WORK TO BE COMPLETED:
Transcribe the full listing exactly, and drop every picture.

SUPPLIED DATA:
======

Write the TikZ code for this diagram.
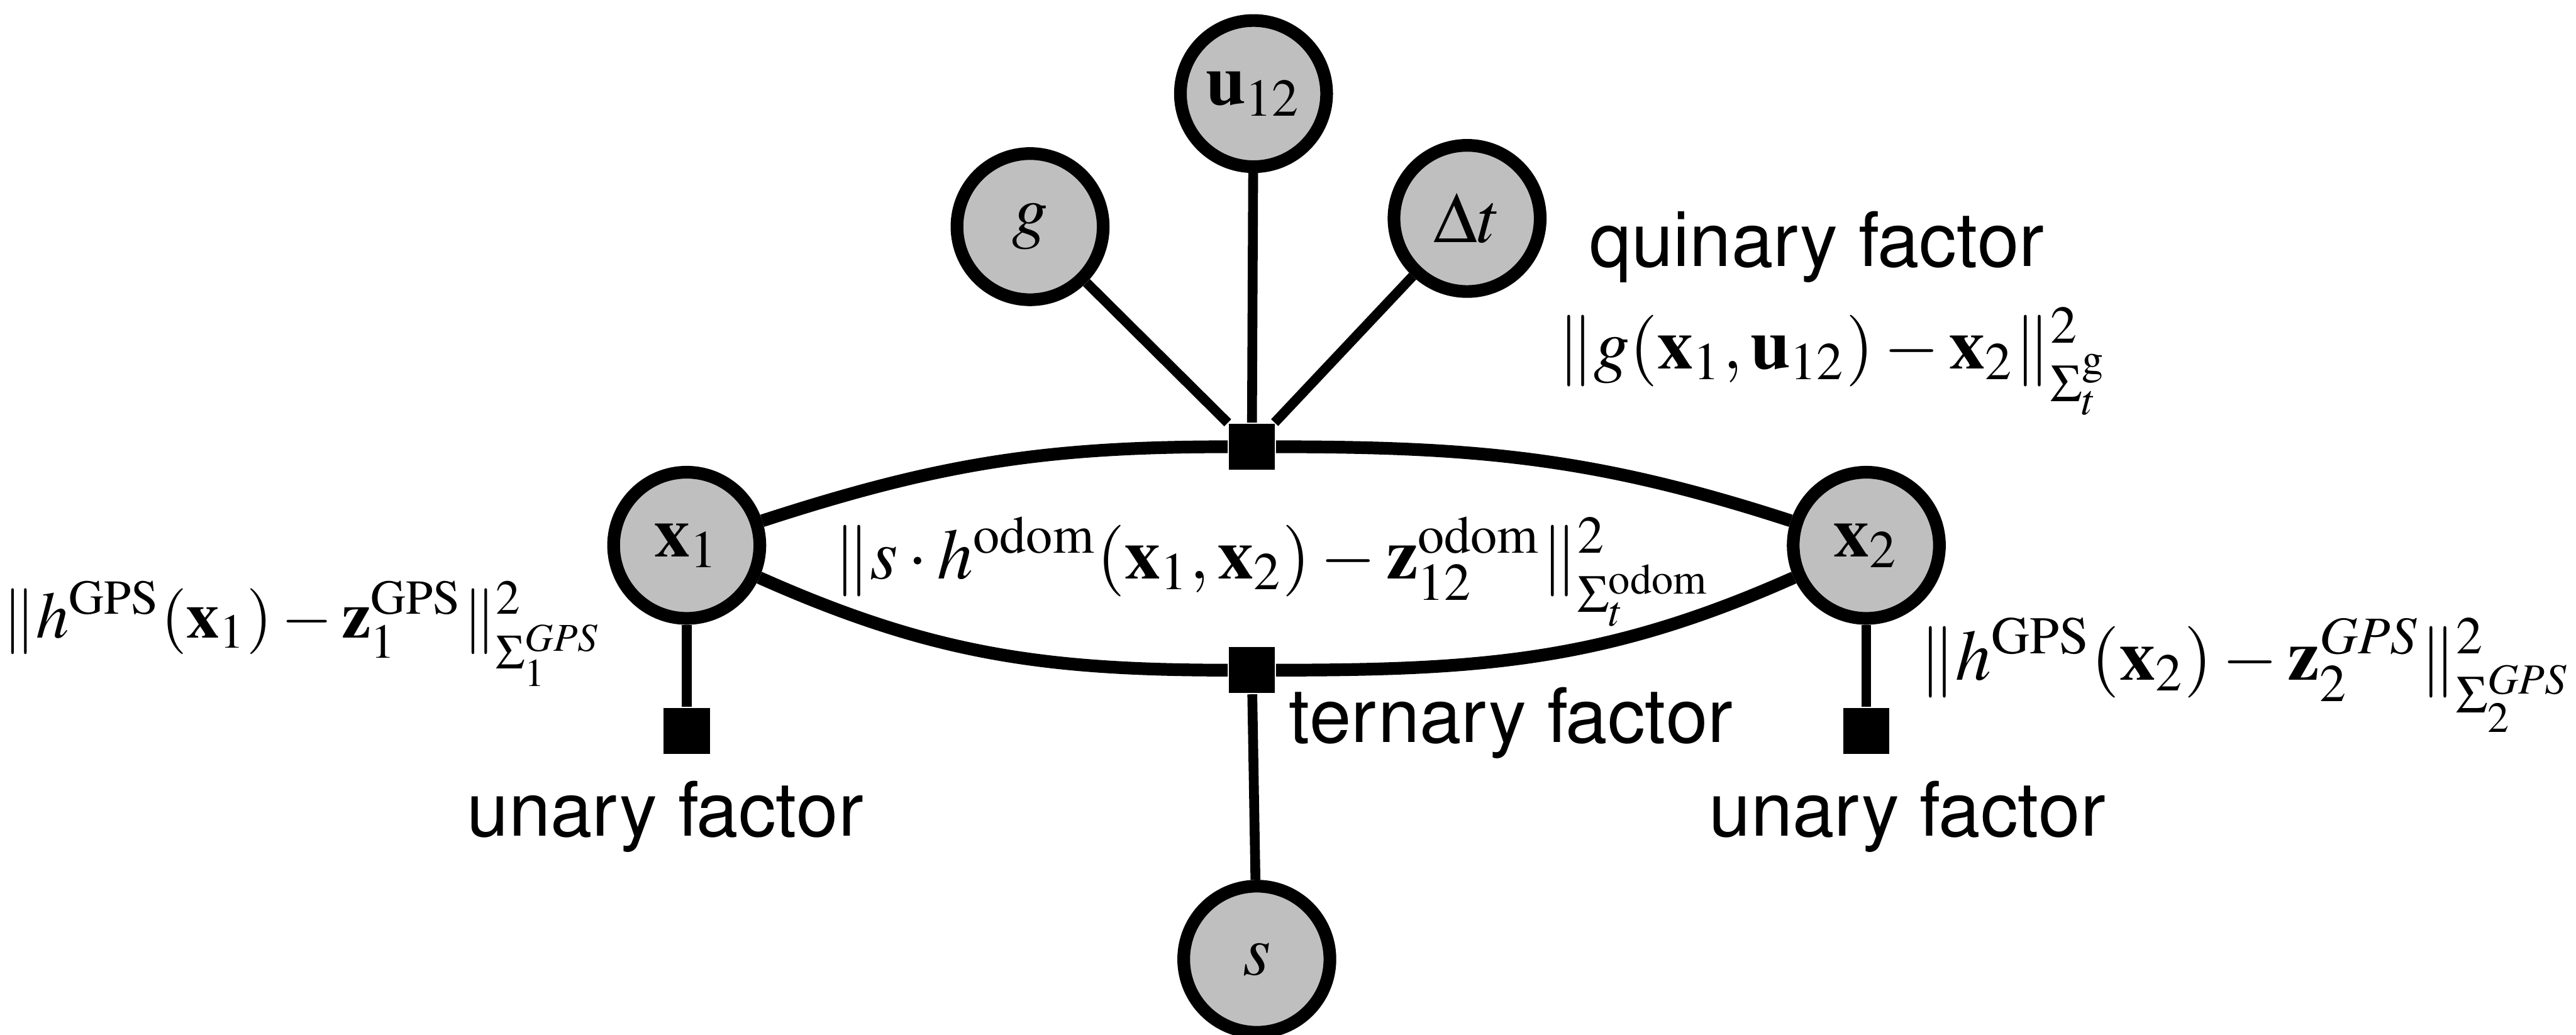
\documentclass[tikz,border=0pt]{standalone}
\usepackage[T1]{fontenc}
\usepackage{mathptmx}
\usepackage[scaled=1]{helvet}
\usepackage{tikz}
\usetikzlibrary{positioning}
\definecolor{nodegray}{RGB}{191,191,191}
\tikzset{
var_node/.style={circle, draw, line width=2.2pt, fill=nodegray, minimum size=0.89cm, inner sep=0pt},
factor_node/.style={rectangle, fill=black, minimum size=0.28cm, inner sep=0pt},
edge_line/.style={line width=2.2pt},
spoke_line/.style={line width=1.7pt},
label_text/.style={font=\fontsize{13}{15}\selectfont\sffamily}
}

\begin{document}
\begin{tikzpicture}[font=\fontsize{12.4}{15}\selectfont]
    \useasboundingbox (0,0) rectangle (15.68,6.30);
    % variables
    \node[var_node] (x_1) at (4.18,2.98) {$\mathbf{x}_1$};
    \node[var_node] (x_2) at (11.36,2.98) {$\mathbf{x}_2$};
    \node[var_node] (u_12) at (7.63,5.73) {$\mathbf{u}_{12}$};
    \node[var_node] (g) at (6.27,4.92) {$g$};
    \node[var_node] (dt) at (8.93,4.97) {$\Delta t$};
    \node[var_node] (s) at (7.65,0.46) {$s$};
    % factors
    \node[factor_node] (quin) at (7.62,3.58) {};
    \node[factor_node] (tern) at (7.62,2.22) {};
    \node[factor_node] (un_1) [below=0.5 of x_1] {};
    \node[factor_node] (un_2) [below=0.5 of x_2] {};
    % edges
    \draw[edge_line] (x_1) to[out=18,in=180] (quin) to[out=0,in=162] (x_2);
    \draw[edge_line] (x_1) to[out=-24,in=180] (tern) to[out=0,in=-156] (x_2);
    \draw[spoke_line] (g) -- (quin);
    \draw[spoke_line] (u_12) -- (quin);
    \draw[spoke_line] (dt) -- (quin);
    \draw[spoke_line] (tern) -- (s);
    \draw[spoke_line] (x_1) -- (un_1);
    \draw[spoke_line] (x_2) -- (un_2);
    % labels
    \node[label_text] (quin_label) at (11.06,4.80) {quinary factor};
    \node[anchor=west] (quin_cost) at (9.36,4.10) {$\|g(\mathbf{x}_1,\mathbf{u}_{12})-\mathbf{x}_2\|^2_{\Sigma_t^{\mathrm{g}}}$};
    \node (tern_cost) at (7.75,2.82) {$\|s\cdot h^{\mathrm{odom}}(\mathbf{x}_1,\mathbf{x}_2)-\mathbf{z}_{12}^{\mathrm{odom}}\|^2_{\Sigma_t^{\mathrm{odom}}}$};
    \node[label_text, anchor=west] (tern_label) at (7.72,1.90) {ternary factor};
    \node[anchor=east, inner sep=0pt, font=\fontsize{11.4}{14}\selectfont] (un_cost_1) at (3.68,2.44) {$\|h^{\mathrm{GPS}}(\mathbf{x}_1)-\mathbf{z}_1^{\mathrm{GPS}}\|^2_{\Sigma_1^{GPS}}$};
    \node[anchor=west, inner sep=0pt] (un_cost_2) at (11.68,2.19) {$\|h^{\mathrm{GPS}}(\mathbf{x}_2)-\mathbf{z}_2^{GPS}\|^2_{\Sigma_2^{GPS}}$};
    \node[label_text] (un_label_1) at (4.05,1.33) {unary factor};
    \node[label_text] (un_label_2) at (11.61,1.33) {unary factor};
\end{tikzpicture}
\end{document}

======

EXERCISE RESPONSE:
Write the TikZ code for this diagram.
\documentclass[tikz,border=0pt]{standalone}
\usepackage[T1]{fontenc}
\usepackage{mathptmx}
\usepackage[scaled=1]{helvet}
\usepackage{tikz}
\usetikzlibrary{positioning}
\definecolor{nodegray}{RGB}{191,191,191}
\tikzset{
var_node/.style={circle, draw, line width=2.2pt, fill=nodegray, minimum size=0.89cm, inner sep=0pt},
factor_node/.style={rectangle, fill=black, minimum size=0.28cm, inner sep=0pt},
edge_line/.style={line width=2.2pt},
spoke_line/.style={line width=1.7pt},
label_text/.style={font=\fontsize{13}{15}\selectfont\sffamily}
}

\begin{document}
\begin{tikzpicture}[font=\fontsize{12.4}{15}\selectfont]
    \useasboundingbox (0,0) rectangle (15.68,6.30);
    % variables
    \node[var_node] (x_1) at (4.18,2.98) {$\mathbf{x}_1$};
    \node[var_node] (x_2) at (11.36,2.98) {$\mathbf{x}_2$};
    \node[var_node] (u_12) at (7.63,5.73) {$\mathbf{u}_{12}$};
    \node[var_node] (g) at (6.27,4.92) {$g$};
    \node[var_node] (dt) at (8.93,4.97) {$\Delta t$};
    \node[var_node] (s) at (7.65,0.46) {$s$};
    % factors
    \node[factor_node] (quin) at (7.62,3.58) {};
    \node[factor_node] (tern) at (7.62,2.22) {};
    \node[factor_node] (un_1) [below=0.5 of x_1] {};
    \node[factor_node] (un_2) [below=0.5 of x_2] {};
    % edges
    \draw[edge_line] (x_1) to[out=18,in=180] (quin) to[out=0,in=162] (x_2);
    \draw[edge_line] (x_1) to[out=-24,in=180] (tern) to[out=0,in=-156] (x_2);
    \draw[spoke_line] (g) -- (quin);
    \draw[spoke_line] (u_12) -- (quin);
    \draw[spoke_line] (dt) -- (quin);
    \draw[spoke_line] (tern) -- (s);
    \draw[spoke_line] (x_1) -- (un_1);
    \draw[spoke_line] (x_2) -- (un_2);
    % labels
    \node[label_text] (quin_label) at (11.06,4.80) {quinary factor};
    \node[anchor=west] (quin_cost) at (9.36,4.10) {$\|g(\mathbf{x}_1,\mathbf{u}_{12})-\mathbf{x}_2\|^2_{\Sigma_t^{\mathrm{g}}}$};
    \node (tern_cost) at (7.75,2.82) {$\|s\cdot h^{\mathrm{odom}}(\mathbf{x}_1,\mathbf{x}_2)-\mathbf{z}_{12}^{\mathrm{odom}}\|^2_{\Sigma_t^{\mathrm{odom}}}$};
    \node[label_text, anchor=west] (tern_label) at (7.72,1.90) {ternary factor};
    \node[anchor=east, inner sep=0pt, font=\fontsize{11.4}{14}\selectfont] (un_cost_1) at (3.68,2.44) {$\|h^{\mathrm{GPS}}(\mathbf{x}_1)-\mathbf{z}_1^{\mathrm{GPS}}\|^2_{\Sigma_1^{GPS}}$};
    \node[anchor=west, inner sep=0pt] (un_cost_2) at (11.68,2.19) {$\|h^{\mathrm{GPS}}(\mathbf{x}_2)-\mathbf{z}_2^{GPS}\|^2_{\Sigma_2^{GPS}}$};
    \node[label_text] (un_label_1) at (4.05,1.33) {unary factor};
    \node[label_text] (un_label_2) at (11.61,1.33) {unary factor};
\end{tikzpicture}
\end{document}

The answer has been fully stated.